_What you are asked to do_
Output every entry exactly as given.

_Extracted material_
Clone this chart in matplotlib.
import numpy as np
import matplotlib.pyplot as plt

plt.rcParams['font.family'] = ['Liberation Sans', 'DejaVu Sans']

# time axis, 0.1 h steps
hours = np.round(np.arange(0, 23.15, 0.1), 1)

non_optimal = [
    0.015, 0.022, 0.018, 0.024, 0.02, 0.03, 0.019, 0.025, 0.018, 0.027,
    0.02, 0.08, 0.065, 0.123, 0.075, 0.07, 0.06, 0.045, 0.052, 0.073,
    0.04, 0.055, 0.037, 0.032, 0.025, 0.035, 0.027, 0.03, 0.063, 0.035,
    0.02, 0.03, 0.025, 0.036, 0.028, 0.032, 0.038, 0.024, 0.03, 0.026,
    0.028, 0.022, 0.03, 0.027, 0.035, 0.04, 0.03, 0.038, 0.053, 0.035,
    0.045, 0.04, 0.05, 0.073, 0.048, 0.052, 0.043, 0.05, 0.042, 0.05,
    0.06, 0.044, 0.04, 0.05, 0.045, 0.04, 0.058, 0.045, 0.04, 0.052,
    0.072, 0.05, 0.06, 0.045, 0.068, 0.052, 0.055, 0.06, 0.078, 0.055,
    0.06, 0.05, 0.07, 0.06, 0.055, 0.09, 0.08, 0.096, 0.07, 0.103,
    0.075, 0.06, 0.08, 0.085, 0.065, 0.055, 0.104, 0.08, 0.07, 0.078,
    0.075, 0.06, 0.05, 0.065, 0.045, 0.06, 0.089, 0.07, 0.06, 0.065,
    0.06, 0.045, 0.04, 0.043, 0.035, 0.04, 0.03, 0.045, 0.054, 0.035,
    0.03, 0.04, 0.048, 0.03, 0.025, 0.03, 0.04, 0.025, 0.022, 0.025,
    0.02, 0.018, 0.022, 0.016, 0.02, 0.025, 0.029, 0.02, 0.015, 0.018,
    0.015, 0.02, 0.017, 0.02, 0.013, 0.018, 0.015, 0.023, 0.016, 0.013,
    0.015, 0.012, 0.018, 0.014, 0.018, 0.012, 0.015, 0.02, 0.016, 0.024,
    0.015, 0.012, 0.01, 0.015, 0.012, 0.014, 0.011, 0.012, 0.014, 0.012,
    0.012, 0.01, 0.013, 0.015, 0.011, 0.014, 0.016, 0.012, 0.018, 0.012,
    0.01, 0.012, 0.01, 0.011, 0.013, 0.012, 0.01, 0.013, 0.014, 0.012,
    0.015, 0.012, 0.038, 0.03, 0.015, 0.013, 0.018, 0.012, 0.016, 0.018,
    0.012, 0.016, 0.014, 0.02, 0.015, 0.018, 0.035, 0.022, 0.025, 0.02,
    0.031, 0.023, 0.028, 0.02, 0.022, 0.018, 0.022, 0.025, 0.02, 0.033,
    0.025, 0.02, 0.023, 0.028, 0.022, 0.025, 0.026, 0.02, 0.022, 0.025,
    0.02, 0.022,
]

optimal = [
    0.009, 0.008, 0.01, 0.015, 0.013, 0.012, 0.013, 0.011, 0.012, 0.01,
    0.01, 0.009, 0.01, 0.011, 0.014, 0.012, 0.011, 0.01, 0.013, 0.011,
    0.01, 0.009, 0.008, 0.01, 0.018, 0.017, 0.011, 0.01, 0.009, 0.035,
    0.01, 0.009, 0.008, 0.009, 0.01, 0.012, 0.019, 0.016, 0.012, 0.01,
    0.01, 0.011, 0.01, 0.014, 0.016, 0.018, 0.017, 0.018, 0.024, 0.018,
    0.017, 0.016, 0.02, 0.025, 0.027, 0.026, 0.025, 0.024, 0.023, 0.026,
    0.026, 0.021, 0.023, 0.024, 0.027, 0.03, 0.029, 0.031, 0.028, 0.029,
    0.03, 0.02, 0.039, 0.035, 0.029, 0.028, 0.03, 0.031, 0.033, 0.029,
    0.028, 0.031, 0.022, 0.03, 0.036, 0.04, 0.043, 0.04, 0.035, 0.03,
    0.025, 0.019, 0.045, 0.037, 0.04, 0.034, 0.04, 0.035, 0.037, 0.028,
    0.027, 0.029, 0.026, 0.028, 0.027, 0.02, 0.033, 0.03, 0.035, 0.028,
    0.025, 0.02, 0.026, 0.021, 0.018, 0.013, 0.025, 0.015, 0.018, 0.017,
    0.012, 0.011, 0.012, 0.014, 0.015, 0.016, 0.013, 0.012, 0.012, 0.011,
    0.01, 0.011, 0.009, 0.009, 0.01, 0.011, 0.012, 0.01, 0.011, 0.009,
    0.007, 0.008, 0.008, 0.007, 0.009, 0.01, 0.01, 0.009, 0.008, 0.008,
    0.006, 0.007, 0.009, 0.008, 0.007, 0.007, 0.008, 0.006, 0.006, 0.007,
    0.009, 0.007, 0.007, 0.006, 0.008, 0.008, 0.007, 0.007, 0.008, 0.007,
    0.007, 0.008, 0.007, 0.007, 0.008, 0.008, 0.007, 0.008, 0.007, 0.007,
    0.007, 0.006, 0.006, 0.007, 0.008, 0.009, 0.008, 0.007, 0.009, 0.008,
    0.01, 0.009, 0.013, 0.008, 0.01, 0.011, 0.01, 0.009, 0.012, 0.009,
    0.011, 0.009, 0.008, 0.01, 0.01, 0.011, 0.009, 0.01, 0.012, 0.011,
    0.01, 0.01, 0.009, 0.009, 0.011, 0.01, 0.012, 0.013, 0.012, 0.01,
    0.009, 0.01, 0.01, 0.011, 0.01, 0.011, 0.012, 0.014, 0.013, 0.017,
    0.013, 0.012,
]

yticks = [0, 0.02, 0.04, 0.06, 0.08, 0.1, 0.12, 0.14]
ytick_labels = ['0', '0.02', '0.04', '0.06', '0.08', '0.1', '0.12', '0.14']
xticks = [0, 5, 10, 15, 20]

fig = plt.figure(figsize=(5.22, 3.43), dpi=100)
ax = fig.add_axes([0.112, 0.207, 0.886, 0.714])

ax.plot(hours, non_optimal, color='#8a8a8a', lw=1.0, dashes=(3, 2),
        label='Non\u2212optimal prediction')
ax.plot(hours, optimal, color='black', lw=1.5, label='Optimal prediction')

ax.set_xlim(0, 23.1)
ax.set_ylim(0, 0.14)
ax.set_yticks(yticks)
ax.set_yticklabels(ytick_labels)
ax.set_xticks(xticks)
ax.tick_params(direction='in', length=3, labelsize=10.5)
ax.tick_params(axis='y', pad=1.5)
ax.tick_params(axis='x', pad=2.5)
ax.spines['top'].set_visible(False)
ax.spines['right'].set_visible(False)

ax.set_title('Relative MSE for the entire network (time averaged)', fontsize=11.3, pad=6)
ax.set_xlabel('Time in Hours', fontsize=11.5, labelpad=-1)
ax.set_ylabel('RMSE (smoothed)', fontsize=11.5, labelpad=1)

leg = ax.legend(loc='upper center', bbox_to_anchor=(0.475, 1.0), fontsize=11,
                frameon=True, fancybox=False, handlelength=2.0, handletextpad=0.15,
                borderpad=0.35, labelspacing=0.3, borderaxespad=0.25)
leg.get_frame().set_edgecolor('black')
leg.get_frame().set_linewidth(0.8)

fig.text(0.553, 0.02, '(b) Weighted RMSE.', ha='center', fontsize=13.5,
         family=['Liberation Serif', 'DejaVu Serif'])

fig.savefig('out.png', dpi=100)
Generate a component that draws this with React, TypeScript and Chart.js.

_Solution for this exercise_
Clone this chart in matplotlib.
import numpy as np
import matplotlib.pyplot as plt

plt.rcParams['font.family'] = ['Liberation Sans', 'DejaVu Sans']

# time axis, 0.1 h steps
hours = np.round(np.arange(0, 23.15, 0.1), 1)

non_optimal = [
    0.015, 0.022, 0.018, 0.024, 0.02, 0.03, 0.019, 0.025, 0.018, 0.027,
    0.02, 0.08, 0.065, 0.123, 0.075, 0.07, 0.06, 0.045, 0.052, 0.073,
    0.04, 0.055, 0.037, 0.032, 0.025, 0.035, 0.027, 0.03, 0.063, 0.035,
    0.02, 0.03, 0.025, 0.036, 0.028, 0.032, 0.038, 0.024, 0.03, 0.026,
    0.028, 0.022, 0.03, 0.027, 0.035, 0.04, 0.03, 0.038, 0.053, 0.035,
    0.045, 0.04, 0.05, 0.073, 0.048, 0.052, 0.043, 0.05, 0.042, 0.05,
    0.06, 0.044, 0.04, 0.05, 0.045, 0.04, 0.058, 0.045, 0.04, 0.052,
    0.072, 0.05, 0.06, 0.045, 0.068, 0.052, 0.055, 0.06, 0.078, 0.055,
    0.06, 0.05, 0.07, 0.06, 0.055, 0.09, 0.08, 0.096, 0.07, 0.103,
    0.075, 0.06, 0.08, 0.085, 0.065, 0.055, 0.104, 0.08, 0.07, 0.078,
    0.075, 0.06, 0.05, 0.065, 0.045, 0.06, 0.089, 0.07, 0.06, 0.065,
    0.06, 0.045, 0.04, 0.043, 0.035, 0.04, 0.03, 0.045, 0.054, 0.035,
    0.03, 0.04, 0.048, 0.03, 0.025, 0.03, 0.04, 0.025, 0.022, 0.025,
    0.02, 0.018, 0.022, 0.016, 0.02, 0.025, 0.029, 0.02, 0.015, 0.018,
    0.015, 0.02, 0.017, 0.02, 0.013, 0.018, 0.015, 0.023, 0.016, 0.013,
    0.015, 0.012, 0.018, 0.014, 0.018, 0.012, 0.015, 0.02, 0.016, 0.024,
    0.015, 0.012, 0.01, 0.015, 0.012, 0.014, 0.011, 0.012, 0.014, 0.012,
    0.012, 0.01, 0.013, 0.015, 0.011, 0.014, 0.016, 0.012, 0.018, 0.012,
    0.01, 0.012, 0.01, 0.011, 0.013, 0.012, 0.01, 0.013, 0.014, 0.012,
    0.015, 0.012, 0.038, 0.03, 0.015, 0.013, 0.018, 0.012, 0.016, 0.018,
    0.012, 0.016, 0.014, 0.02, 0.015, 0.018, 0.035, 0.022, 0.025, 0.02,
    0.031, 0.023, 0.028, 0.02, 0.022, 0.018, 0.022, 0.025, 0.02, 0.033,
    0.025, 0.02, 0.023, 0.028, 0.022, 0.025, 0.026, 0.02, 0.022, 0.025,
    0.02, 0.022,
]

optimal = [
    0.009, 0.008, 0.01, 0.015, 0.013, 0.012, 0.013, 0.011, 0.012, 0.01,
    0.01, 0.009, 0.01, 0.011, 0.014, 0.012, 0.011, 0.01, 0.013, 0.011,
    0.01, 0.009, 0.008, 0.01, 0.018, 0.017, 0.011, 0.01, 0.009, 0.035,
    0.01, 0.009, 0.008, 0.009, 0.01, 0.012, 0.019, 0.016, 0.012, 0.01,
    0.01, 0.011, 0.01, 0.014, 0.016, 0.018, 0.017, 0.018, 0.024, 0.018,
    0.017, 0.016, 0.02, 0.025, 0.027, 0.026, 0.025, 0.024, 0.023, 0.026,
    0.026, 0.021, 0.023, 0.024, 0.027, 0.03, 0.029, 0.031, 0.028, 0.029,
    0.03, 0.02, 0.039, 0.035, 0.029, 0.028, 0.03, 0.031, 0.033, 0.029,
    0.028, 0.031, 0.022, 0.03, 0.036, 0.04, 0.043, 0.04, 0.035, 0.03,
    0.025, 0.019, 0.045, 0.037, 0.04, 0.034, 0.04, 0.035, 0.037, 0.028,
    0.027, 0.029, 0.026, 0.028, 0.027, 0.02, 0.033, 0.03, 0.035, 0.028,
    0.025, 0.02, 0.026, 0.021, 0.018, 0.013, 0.025, 0.015, 0.018, 0.017,
    0.012, 0.011, 0.012, 0.014, 0.015, 0.016, 0.013, 0.012, 0.012, 0.011,
    0.01, 0.011, 0.009, 0.009, 0.01, 0.011, 0.012, 0.01, 0.011, 0.009,
    0.007, 0.008, 0.008, 0.007, 0.009, 0.01, 0.01, 0.009, 0.008, 0.008,
    0.006, 0.007, 0.009, 0.008, 0.007, 0.007, 0.008, 0.006, 0.006, 0.007,
    0.009, 0.007, 0.007, 0.006, 0.008, 0.008, 0.007, 0.007, 0.008, 0.007,
    0.007, 0.008, 0.007, 0.007, 0.008, 0.008, 0.007, 0.008, 0.007, 0.007,
    0.007, 0.006, 0.006, 0.007, 0.008, 0.009, 0.008, 0.007, 0.009, 0.008,
    0.01, 0.009, 0.013, 0.008, 0.01, 0.011, 0.01, 0.009, 0.012, 0.009,
    0.011, 0.009, 0.008, 0.01, 0.01, 0.011, 0.009, 0.01, 0.012, 0.011,
    0.01, 0.01, 0.009, 0.009, 0.011, 0.01, 0.012, 0.013, 0.012, 0.01,
    0.009, 0.01, 0.01, 0.011, 0.01, 0.011, 0.012, 0.014, 0.013, 0.017,
    0.013, 0.012,
]

yticks = [0, 0.02, 0.04, 0.06, 0.08, 0.1, 0.12, 0.14]
ytick_labels = ['0', '0.02', '0.04', '0.06', '0.08', '0.1', '0.12', '0.14']
xticks = [0, 5, 10, 15, 20]

fig = plt.figure(figsize=(5.22, 3.43), dpi=100)
ax = fig.add_axes([0.112, 0.207, 0.886, 0.714])

ax.plot(hours, non_optimal, color='#8a8a8a', lw=1.0, dashes=(3, 2),
        label='Non\u2212optimal prediction')
ax.plot(hours, optimal, color='black', lw=1.5, label='Optimal prediction')

ax.set_xlim(0, 23.1)
ax.set_ylim(0, 0.14)
ax.set_yticks(yticks)
ax.set_yticklabels(ytick_labels)
ax.set_xticks(xticks)
ax.tick_params(direction='in', length=3, labelsize=10.5)
ax.tick_params(axis='y', pad=1.5)
ax.tick_params(axis='x', pad=2.5)
ax.spines['top'].set_visible(False)
ax.spines['right'].set_visible(False)

ax.set_title('Relative MSE for the entire network (time averaged)', fontsize=11.3, pad=6)
ax.set_xlabel('Time in Hours', fontsize=11.5, labelpad=-1)
ax.set_ylabel('RMSE (smoothed)', fontsize=11.5, labelpad=1)

leg = ax.legend(loc='upper center', bbox_to_anchor=(0.475, 1.0), fontsize=11,
                frameon=True, fancybox=False, handlelength=2.0, handletextpad=0.15,
                borderpad=0.35, labelspacing=0.3, borderaxespad=0.25)
leg.get_frame().set_edgecolor('black')
leg.get_frame().set_linewidth(0.8)

fig.text(0.553, 0.02, '(b) Weighted RMSE.', ha='center', fontsize=13.5,
         family=['Liberation Serif', 'DejaVu Serif'])

fig.savefig('out.png', dpi=100)
Generate a component that draws this with React, TypeScript and Chart.js.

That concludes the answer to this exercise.